▸ What is asked:
Output the full listing below exactly as it reads, and skip anything that is a picture.

++++++++++

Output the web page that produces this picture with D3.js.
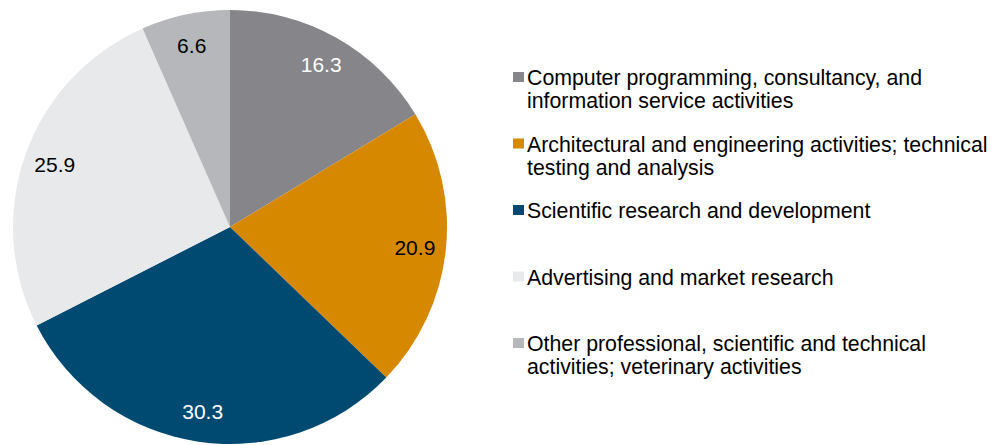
<!DOCTYPE html>
<html><head><meta charset="utf-8">
<script src="https://cdn.jsdelivr.net/npm/d3@7"></script>
<style>body{margin:0;background:#fff;}svg{display:block;}</style>
</head><body>
<svg id="chart" width="997" height="445"></svg>
<script>
const categories = [
  ["Computer programming, consultancy, and", "information service activities"],
  ["Architectural and engineering activities; technical", "testing and analysis"],
  ["Scientific research and development"],
  ["Advertising and market research"],
  ["Other professional, scientific and technical", "activities; veterinary activities"]
];
const values = [16.3, 20.9, 30.3, 25.9, 6.6];
const colors = ["#868589", "#d68800", "#004a72", "#e8e9eb", "#b6b7ba"];
const labelColors = ["#ffffff", "#000000", "#ffffff", "#000000", "#000000"];

const svg = d3.select("#chart");
const font = "'Liberation Sans', Arial, sans-serif";
const cx = 230, cy = 227, R = 217;

const pie = d3.pie().sort(null).value(d => d)(values);
const arc = d3.arc().innerRadius(0).outerRadius(R);
const labelArc = d3.arc().innerRadius(186).outerRadius(186);

const g = svg.append("g").attr("transform", `translate(${cx},${cy})`);
g.selectAll("path").data(pie).join("path")
  .attr("d", arc).attr("fill", (d, i) => colors[i]);
g.selectAll("text").data(pie).join("text")
  .attr("transform", d => `translate(${labelArc.centroid(d)})`)
  .attr("text-anchor", "middle").attr("dy", "0.36em")
  .attr("font-family", font).attr("font-size", 21)
  .attr("fill", (d, i) => labelColors[i])
  .text(d => d.data.toFixed(1));

const leg = svg.append("g");
const y = d3.scalePoint().domain(d3.range(values.length)).range([85, 351]);
categories.forEach((lines, i) => {
  const by = y(i);
  leg.append("rect").attr("x", 513).attr("y", by - 13).attr("width", 11).attr("height", 10)
    .attr("fill", colors[i]);
  const t = leg.append("text").attr("x", 527).attr("y", by)
    .attr("font-family", font).attr("font-size", 21.3).attr("fill", "#000");
  lines.forEach((l, j) => t.append("tspan").attr("x", 527).attr("y", by + j * 23).text(l));
});
</script>
</body></html>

++++++++++

▸ Task output:
Output the web page that produces this picture with D3.js.
<!DOCTYPE html>
<html><head><meta charset="utf-8">
<script src="https://cdn.jsdelivr.net/npm/d3@7"></script>
<style>body{margin:0;background:#fff;}svg{display:block;}</style>
</head><body>
<svg id="chart" width="997" height="445"></svg>
<script>
const categories = [
  ["Computer programming, consultancy, and", "information service activities"],
  ["Architectural and engineering activities; technical", "testing and analysis"],
  ["Scientific research and development"],
  ["Advertising and market research"],
  ["Other professional, scientific and technical", "activities; veterinary activities"]
];
const values = [16.3, 20.9, 30.3, 25.9, 6.6];
const colors = ["#868589", "#d68800", "#004a72", "#e8e9eb", "#b6b7ba"];
const labelColors = ["#ffffff", "#000000", "#ffffff", "#000000", "#000000"];

const svg = d3.select("#chart");
const font = "'Liberation Sans', Arial, sans-serif";
const cx = 230, cy = 227, R = 217;

const pie = d3.pie().sort(null).value(d => d)(values);
const arc = d3.arc().innerRadius(0).outerRadius(R);
const labelArc = d3.arc().innerRadius(186).outerRadius(186);

const g = svg.append("g").attr("transform", `translate(${cx},${cy})`);
g.selectAll("path").data(pie).join("path")
  .attr("d", arc).attr("fill", (d, i) => colors[i]);
g.selectAll("text").data(pie).join("text")
  .attr("transform", d => `translate(${labelArc.centroid(d)})`)
  .attr("text-anchor", "middle").attr("dy", "0.36em")
  .attr("font-family", font).attr("font-size", 21)
  .attr("fill", (d, i) => labelColors[i])
  .text(d => d.data.toFixed(1));

const leg = svg.append("g");
const y = d3.scalePoint().domain(d3.range(values.length)).range([85, 351]);
categories.forEach((lines, i) => {
  const by = y(i);
  leg.append("rect").attr("x", 513).attr("y", by - 13).attr("width", 11).attr("height", 10)
    .attr("fill", colors[i]);
  const t = leg.append("text").attr("x", 527).attr("y", by)
    .attr("font-family", font).attr("font-size", 21.3).attr("fill", "#000");
  lines.forEach((l, j) => t.append("tspan").attr("x", 527).attr("y", by + j * 23).text(l));
});
</script>
</body></html>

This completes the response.